Re: We should add a "git gc --auto" after "git clone" due to commit graph
- Date: Wed, 3 Oct 2018 16:53:08 +0200
- From: SZEDER Gábor <szeder.dev@xxxxxxxxx>
- Subject: Re: We should add a "git gc --auto" after "git clone" due to commit graph
On Wed, Oct 03, 2018 at 04:22:12PM +0200, Ævar Arnfjörð Bjarmason wrote:
> On Wed, Oct 03 2018, SZEDER Gábor wrote:
> > On Wed, Oct 03, 2018 at 04:01:40PM +0200, Ævar Arnfjörð Bjarmason wrote:
> >> On Wed, Oct 03 2018, SZEDER Gábor wrote:
> >> > On Wed, Oct 03, 2018 at 03:23:57PM +0200, Ævar Arnfjörð Bjarmason wrote:
> >> >> Don't have time to patch this now, but thought I'd send a note / RFC
> >> >> about this.
> >> >>
> >> >> Now that we have the commit graph it's nice to be able to set
> >> >> e.g. core.commitGraph=true & gc.writeCommitGraph=true in ~/.gitconfig or
> >> >> /etc/gitconfig to apply them to all repos.
> >> >>
> >> >> But when I clone e.g. linux.git stuff like 'tag --contains' will be slow
> >> >> until whenever my first "gc" kicks in, which may be quite some time if
> >> >> I'm just using it passively.
> >> >>
> >> >> So we should make "git gc --auto" be run on clone,
> >> >
> >> > There is no garbage after 'git clone'...

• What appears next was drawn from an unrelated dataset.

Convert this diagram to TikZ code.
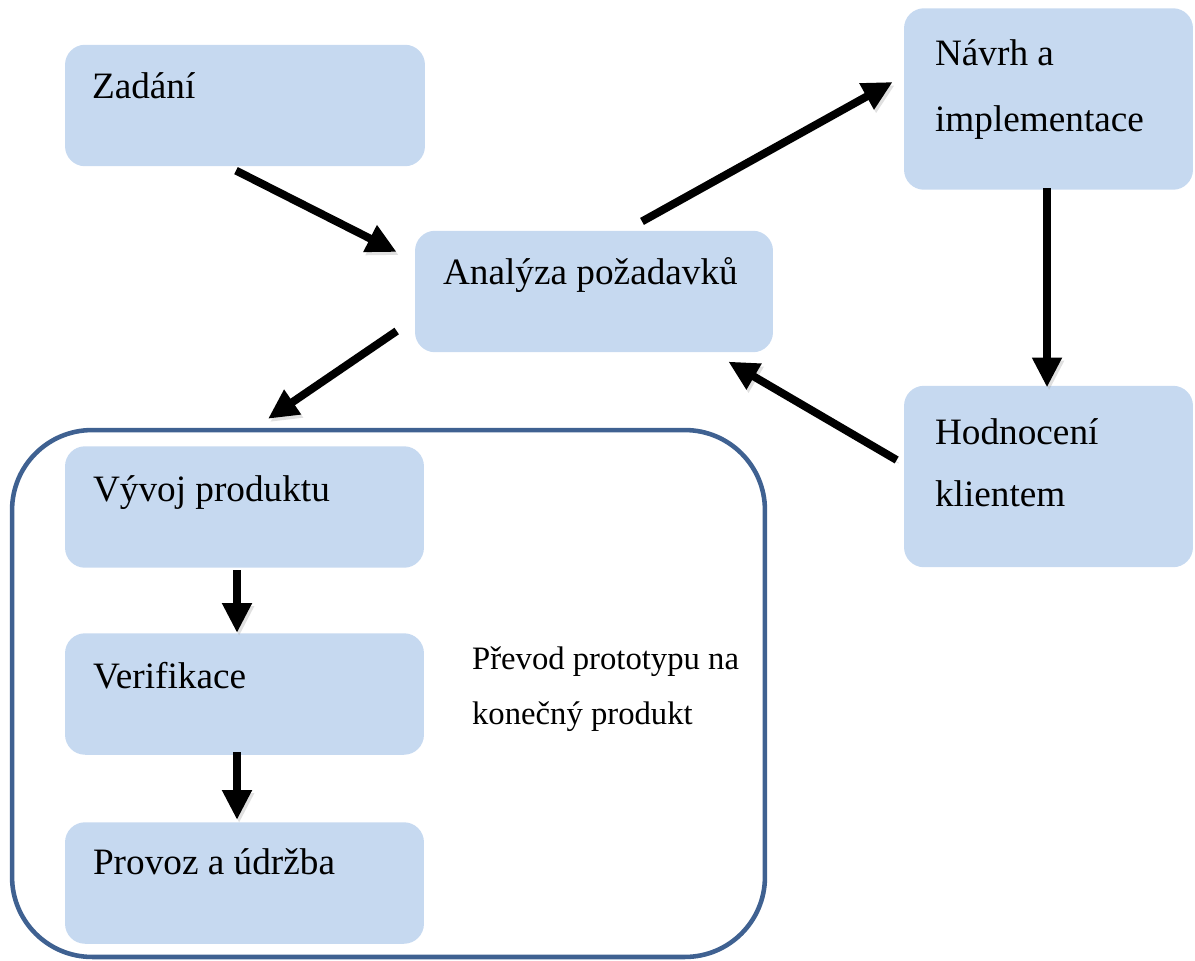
\documentclass[tikz,border=0pt]{standalone}
\usepackage{fontspec}
\setmainfont{Liberation Serif}
\usetikzlibrary{arrows.meta,calc}
\definecolor{boxfill}{HTML}{C6D9F0}
\definecolor{frameblue}{HTML}{3F6191}
\begin{document}
\begin{tikzpicture}[x=0.02cm,y=-0.02cm,
  stage/.style={fill=boxfill, draw=none, rounded corners=0.4cm, inner sep=0pt,
    minimum width=7.2cm, minimum height=2.43cm},
  sidestage/.style={stage, minimum width=5.78cm, minimum height=3.63cm},
  phase/.style={draw=frameblue, line width=2.6pt, rounded corners=1.6cm, inner sep=0pt,
    minimum width=15.06cm, minimum height=10.54cm},
  label/.style={anchor=base west, inner sep=0pt, font=\fontsize{21.2}{25}\selectfont},
  note/.style={anchor=base west, inner sep=0pt, font=\fontsize{18.6}{22}\selectfont},
  flow/.style={line width=4.5pt, -{Triangle[length=17pt,width=16pt]},
    preaction={draw=black!35, opacity=0.35, transform canvas={shift={(1.2pt,-1.8pt)}}}}]
  \useasboundingbox (0,0) rectangle (1195,960);

  % outer phase frame
  \node[phase] (phase) at (388.5,693.5) {};

  % process boxes
  \node[stage] (zad) at (245,105.5) {};
  \node[stage, minimum width=7.16cm] (ana) at (594,291.5) {};
  \node[sidestage] (nav) at (1048.5,99) {};
  \node[sidestage] (hod) at (1048.5,476.5) {};
  \node[stage, minimum width=7.18cm] (vyv) at (244.5,507) {};
  \node[stage, minimum width=7.18cm] (ver) at (244.5,694) {};
  \node[stage, minimum width=7.18cm] (pro) at (244.5,883) {};

  % box captions
  \node[label] at ($(zad.north west)+(27,54)$) {Zadání};
  \node[label] at ($(ana.north west)+(28,54)$) {Analýza požadavků};
  \node[label] at ($(nav.north west)+(31,58)$) {Návrh a};
  \node[label] at ($(nav.north west)+(31,124)$) {implementace};
  \node[label] at ($(hod.north west)+(31,59)$) {Hodnocení};
  \node[label] at ($(hod.north west)+(31,121)$) {klientem};
  \node[label] at ($(vyv.north west)+(28,56)$) {Vývoj produktu};
  \node[label] at ($(ver.north west)+(28,56)$) {Verifikace};
  \node[label] at ($(pro.north west)+(28,53)$) {Provoz a údržba};

  % note inside the frame
  \node[note] at ($(phase.north west)+(462,242)$) {Převod prototypu na};
  \node[note] at ($(phase.north west)+(462,297)$) {konečný produkt};

  % connectors
  \draw[flow] ($(zad.south)+(-9,4)$) -- ($(ana.west)+(-18,-39.5)$);
  \draw[flow] ($(ana.west)+(-18,39.5)$) -- ($(phase.north)+(-120.5,-9)$);
  \draw[flow] ($(ana.north)+(48,-9)$) -- ($(nav.west)+(-11,-17)$);
  \draw[flow] ($(nav.south)+(-1.5,-2)$) -- ($(hod.north)+(-1.5,2)$);
  \draw[flow] ($(hod.west)+(-7,-16.5)$) -- ($(ana.south east)+(-45,9)$);
  \draw[flow] ($(vyv.south)+(-7.5,2)$) -- ($(ver.north)+(-7.5,0)$);
  \draw[flow] ($(ver.south)+(-7.5,-3)$) -- ($(pro.north)+(-7.5,-2)$);
\end{tikzpicture}
\end{document}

> >> "git gc" is really "git gc-or-create-indexes" these days.
> > Because it happens to be convenient to create those indexes at
> > gc-time. But that should not be an excuse to run gc when by
> > definition no gc is needed.
> Ah, I thought you just had an objection to the "gc" name being used for
> non-gc stuff,
But you thought right, I do have an objection against that. 'git gc'
should, well, collect garbage. Any non-gc stuff is already violating
separation of concerns.
> but if you mean we shouldn't do a giant repack right after
> clone I agree.
And, I also mean that since 'git clone' knows that there can't
possibly be any garbage in the first place, then it shouldn't call 'gc
--auto' at all. However, since it also knows that there is a lot of
new stuff, then it should create a commit-graph if enabled.
> I meant that "gc --auto" would learn to do a subset of
> its work, instead of the current "I have work to do, let's do all of
> pack-refs/repack/commit-graph etc.".
> So we wouldn't be spending 5 minutes repacking linux.git right after
> cloning it, just ~10s generating the commit graph, and the same would
> happen if you rm'd .git/objects/info/commit-graph and ran "git commit",
> which would kick of "gc --auto" in the background and do the same thing.